= DIRECTIONS =
All of the data should be output character for character, except the pictures.

= SUPPLIED DATA =
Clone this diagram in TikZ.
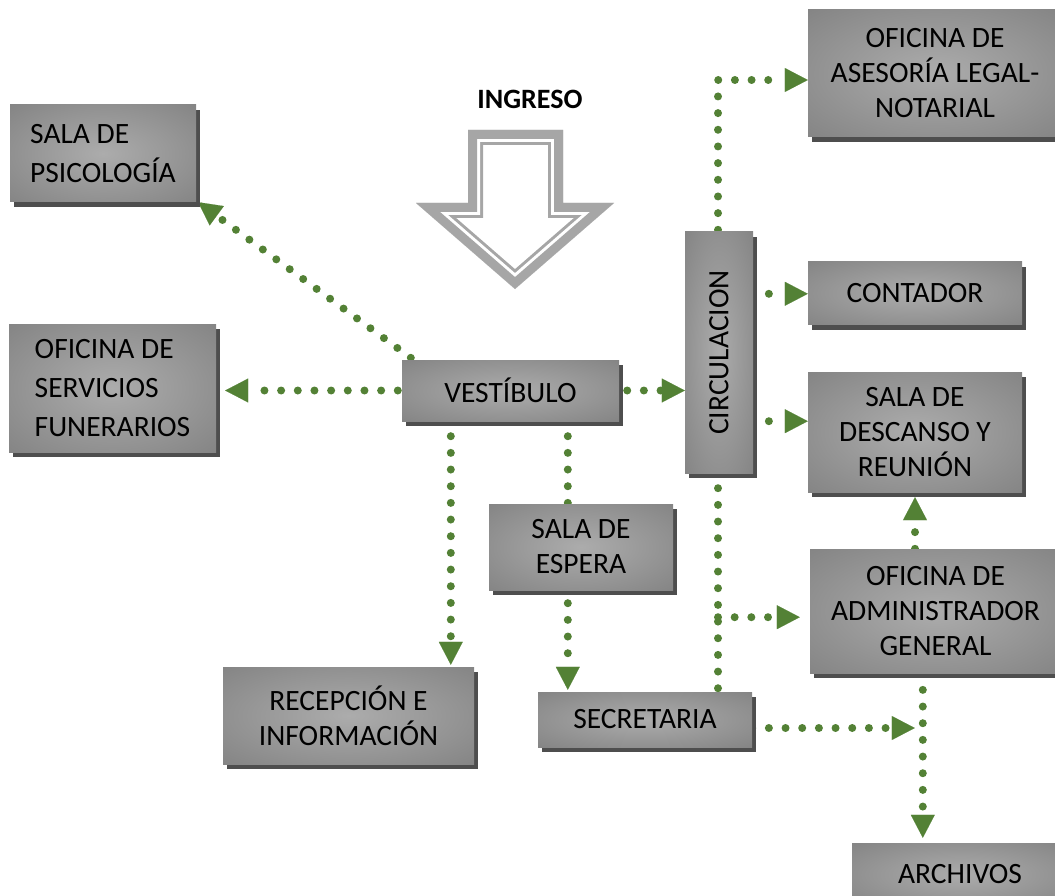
\documentclass[tikz,border=0pt]{standalone}
\usepackage{fontspec}
\setmainfont{Carlito}
\usetikzlibrary{arrows.meta,shadows,calc}
\pgfdeclarelayer{bg}
\pgfsetlayers{bg,main}
\definecolor{conngreen}{RGB}{83,129,53}
\definecolor{boxin}{RGB}{172,172,172}
\definecolor{boxout}{RGB}{122,122,122}
\definecolor{shadowgray}{RGB}{78,78,78}
\definecolor{ingresogray}{RGB}{166,166,166}
\pgfdeclareradialshading{boxshade}{\pgfpoint{0bp}{0bp}}{color(0bp)=(boxin); color(45bp)=(boxout); color(50bp)=(boxout)}
\tikzset{
  room/.style={shading=boxshade, inner sep=0pt, align=center, text=black,
    font=\fontsize{29.5}{35}\selectfont,
    drop shadow={shadow xshift=4pt, shadow yshift=-5pt, fill=shadowgray, opacity=1}},
  leftroom/.style={room, align=left, font=\fontsize{29.5}{39}\selectfont},
  conn/.style={draw=conngreen, line width=8pt, line cap=round, dash pattern=on 0pt off 16.67pt},
  arrowend/.style={-{Triangle[length=23pt,width=24pt,line width=0.1pt]}},
}
\begin{document}
\begin{tikzpicture}[x=1pt,y=-1pt]
\useasboundingbox (0,0) rectangle (1055,896);

% entrance arrow
\node[font=\bfseries\fontsize{28}{32}\selectfont, anchor=base] (ingreso) at (530,109) {INGRESO};
\begin{scope}
  \path[clip] (468,130) -- (563,130) -- (563,203) -- (614,203) -- (515,289) -- (416,203) -- (468,203) -- cycle;
  \draw[ingresogray, line width=30pt, line join=miter] (468,130) -- (563,130) -- (563,203) -- (614,203) -- (515,289) -- (416,203) -- (468,203) -- cycle;
  \draw[white, line width=24pt, line join=miter] (468,130) -- (563,130) -- (563,203) -- (614,203) -- (515,289) -- (416,203) -- (468,203) -- cycle;
  \draw[ingresogray, line width=18pt, line join=miter] (468,130) -- (563,130) -- (563,203) -- (614,203) -- (515,289) -- (416,203) -- (468,203) -- cycle;
\end{scope}

% rooms
\node[leftroom, minimum width=186pt, minimum height=97pt] (psico) at (103,153.5) {SALA DE\\PSICOLOGÍA};
\node[leftroom, minimum width=207pt, minimum height=128pt] (serv) at (112.5,388) {OFICINA DE\\SERVICIOS\\FUNERARIOS};
\node[room, minimum width=217pt, minimum height=61pt] (vest) at (510.5,390.5) {VESTÍBULO};
\node[room, minimum width=68pt, minimum height=241pt] (circ) at (719,352.5) {\rotatebox{90}{CIRCULACION}};
\node[room, minimum width=254pt, minimum height=127pt] (ases) at (935,73.5) {OFICINA DE\\ASESORÍA LEGAL-\\NOTARIAL};
\node[room, minimum width=214pt, minimum height=63pt] (cont) at (915,293) {CONTADOR};
\node[room, minimum width=214pt, minimum height=120pt] (desc) at (915,432) {SALA DE\\DESCANSO Y\\REUNIÓN};
\node[room, minimum width=251pt, minimum height=124pt] (admin) at (935.5,611) {OFICINA DE\\ADMINISTRADOR\\GENERAL};
\node[room, minimum width=184pt, minimum height=86pt] (espera) at (581,547) {SALA DE\\ESPERA};
\node[room, minimum width=251pt, minimum height=97pt] (recep) at (348.5,715.5) {RECEPCIÓN E\\INFORMACIÓN};
\node[room, minimum width=214pt, minimum height=55pt] (secre) at (645,719.5) {SECRETARIA};
\node[room, minimum width=216pt, minimum height=63pt] (arch) at (960,874.5) {ARCHIVOS};

% connectors
\begin{pgfonlayer}{bg}
\coordinate (v1) at ($(vest.south west)+(49,15)$);
\coordinate (v2) at ($(vest.south west)+(166,15)$);
\coordinate (c1) at (718,80);
\coordinate (c2) at ($(circ.north east)+(-1,62)$);
\coordinate (c3) at ($(circ.south east)+(-1,-52)$);
\coordinate (c4) at ($(circ.south)+(-1,15)$);
\coordinate (j1) at ($(c4)+(0,129)$);
\coordinate (a1) at (admin.north -| desc.south);
\coordinate (a2) at ($(admin.south west)+(113,0)$);
\coordinate (s1) at ($(secre.east)+(0,8.5)$);

\draw[conn,arrowend] ($(vest.north west)+(9,-2)$) -- ($(psico.south east)+(2,0)$);
\draw[conn,arrowend] ($(vest.west)+(-4,0)$) -- ($(vest.west -| serv.east)+(9,0)$);
\draw[conn,arrowend] ($(vest.east)+(8,0)$) -- (vest.east -| circ.west);
\draw[conn,arrowend] (v1) -- ($(v1 |- recep.north)+(0,-2)$);
\draw[conn] (v2) -- (v2 |- espera.north);
\draw[conn,arrowend] ($(v2 |- espera.south)+(0,13)$) -- ($(v2 |- secre.north)+(0,-2)$);
\draw[conn,arrowend] ($(circ.north)+(-1,-2)$) -- (c1) -- (c1 -| ases.west);
\draw[conn,arrowend] (c2) -- (c2 -| cont.west);
\draw[conn,arrowend] (c3) -- (c3 -| desc.west);
\draw[conn] (c4) -- (c4 |- secre.north);
\draw[conn,arrowend] (j1) -- ($(j1 -| admin.west)+(-10,0)$);
\draw[conn,arrowend] (a1) -- ($(desc.south)+(0,5)$);
\draw[conn,arrowend] (a2) -- ($(a2 |- arch.north)+(0,-5)$);
\draw[conn,arrowend] (s1) -- ($(s1 -| a2)+(-8,0)$);
\end{pgfonlayer}
\end{tikzpicture}
\end{document}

= THE COMPLETED TASK =
Clone this diagram in TikZ.
\documentclass[tikz,border=0pt]{standalone}
\usepackage{fontspec}
\setmainfont{Carlito}
\usetikzlibrary{arrows.meta,shadows,calc}
\pgfdeclarelayer{bg}
\pgfsetlayers{bg,main}
\definecolor{conngreen}{RGB}{83,129,53}
\definecolor{boxin}{RGB}{172,172,172}
\definecolor{boxout}{RGB}{122,122,122}
\definecolor{shadowgray}{RGB}{78,78,78}
\definecolor{ingresogray}{RGB}{166,166,166}
\pgfdeclareradialshading{boxshade}{\pgfpoint{0bp}{0bp}}{color(0bp)=(boxin); color(45bp)=(boxout); color(50bp)=(boxout)}
\tikzset{
  room/.style={shading=boxshade, inner sep=0pt, align=center, text=black,
    font=\fontsize{29.5}{35}\selectfont,
    drop shadow={shadow xshift=4pt, shadow yshift=-5pt, fill=shadowgray, opacity=1}},
  leftroom/.style={room, align=left, font=\fontsize{29.5}{39}\selectfont},
  conn/.style={draw=conngreen, line width=8pt, line cap=round, dash pattern=on 0pt off 16.67pt},
  arrowend/.style={-{Triangle[length=23pt,width=24pt,line width=0.1pt]}},
}
\begin{document}
\begin{tikzpicture}[x=1pt,y=-1pt]
\useasboundingbox (0,0) rectangle (1055,896);

% entrance arrow
\node[font=\bfseries\fontsize{28}{32}\selectfont, anchor=base] (ingreso) at (530,109) {INGRESO};
\begin{scope}
  \path[clip] (468,130) -- (563,130) -- (563,203) -- (614,203) -- (515,289) -- (416,203) -- (468,203) -- cycle;
  \draw[ingresogray, line width=30pt, line join=miter] (468,130) -- (563,130) -- (563,203) -- (614,203) -- (515,289) -- (416,203) -- (468,203) -- cycle;
  \draw[white, line width=24pt, line join=miter] (468,130) -- (563,130) -- (563,203) -- (614,203) -- (515,289) -- (416,203) -- (468,203) -- cycle;
  \draw[ingresogray, line width=18pt, line join=miter] (468,130) -- (563,130) -- (563,203) -- (614,203) -- (515,289) -- (416,203) -- (468,203) -- cycle;
\end{scope}

% rooms
\node[leftroom, minimum width=186pt, minimum height=97pt] (psico) at (103,153.5) {SALA DE\\PSICOLOGÍA};
\node[leftroom, minimum width=207pt, minimum height=128pt] (serv) at (112.5,388) {OFICINA DE\\SERVICIOS\\FUNERARIOS};
\node[room, minimum width=217pt, minimum height=61pt] (vest) at (510.5,390.5) {VESTÍBULO};
\node[room, minimum width=68pt, minimum height=241pt] (circ) at (719,352.5) {\rotatebox{90}{CIRCULACION}};
\node[room, minimum width=254pt, minimum height=127pt] (ases) at (935,73.5) {OFICINA DE\\ASESORÍA LEGAL-\\NOTARIAL};
\node[room, minimum width=214pt, minimum height=63pt] (cont) at (915,293) {CONTADOR};
\node[room, minimum width=214pt, minimum height=120pt] (desc) at (915,432) {SALA DE\\DESCANSO Y\\REUNIÓN};
\node[room, minimum width=251pt, minimum height=124pt] (admin) at (935.5,611) {OFICINA DE\\ADMINISTRADOR\\GENERAL};
\node[room, minimum width=184pt, minimum height=86pt] (espera) at (581,547) {SALA DE\\ESPERA};
\node[room, minimum width=251pt, minimum height=97pt] (recep) at (348.5,715.5) {RECEPCIÓN E\\INFORMACIÓN};
\node[room, minimum width=214pt, minimum height=55pt] (secre) at (645,719.5) {SECRETARIA};
\node[room, minimum width=216pt, minimum height=63pt] (arch) at (960,874.5) {ARCHIVOS};

% connectors
\begin{pgfonlayer}{bg}
\coordinate (v1) at ($(vest.south west)+(49,15)$);
\coordinate (v2) at ($(vest.south west)+(166,15)$);
\coordinate (c1) at (718,80);
\coordinate (c2) at ($(circ.north east)+(-1,62)$);
\coordinate (c3) at ($(circ.south east)+(-1,-52)$);
\coordinate (c4) at ($(circ.south)+(-1,15)$);
\coordinate (j1) at ($(c4)+(0,129)$);
\coordinate (a1) at (admin.north -| desc.south);
\coordinate (a2) at ($(admin.south west)+(113,0)$);
\coordinate (s1) at ($(secre.east)+(0,8.5)$);

\draw[conn,arrowend] ($(vest.north west)+(9,-2)$) -- ($(psico.south east)+(2,0)$);
\draw[conn,arrowend] ($(vest.west)+(-4,0)$) -- ($(vest.west -| serv.east)+(9,0)$);
\draw[conn,arrowend] ($(vest.east)+(8,0)$) -- (vest.east -| circ.west);
\draw[conn,arrowend] (v1) -- ($(v1 |- recep.north)+(0,-2)$);
\draw[conn] (v2) -- (v2 |- espera.north);
\draw[conn,arrowend] ($(v2 |- espera.south)+(0,13)$) -- ($(v2 |- secre.north)+(0,-2)$);
\draw[conn,arrowend] ($(circ.north)+(-1,-2)$) -- (c1) -- (c1 -| ases.west);
\draw[conn,arrowend] (c2) -- (c2 -| cont.west);
\draw[conn,arrowend] (c3) -- (c3 -| desc.west);
\draw[conn] (c4) -- (c4 |- secre.north);
\draw[conn,arrowend] (j1) -- ($(j1 -| admin.west)+(-10,0)$);
\draw[conn,arrowend] (a1) -- ($(desc.south)+(0,5)$);
\draw[conn,arrowend] (a2) -- ($(a2 |- arch.north)+(0,-5)$);
\draw[conn,arrowend] (s1) -- ($(s1 -| a2)+(-8,0)$);
\end{pgfonlayer}
\end{tikzpicture}
\end{document}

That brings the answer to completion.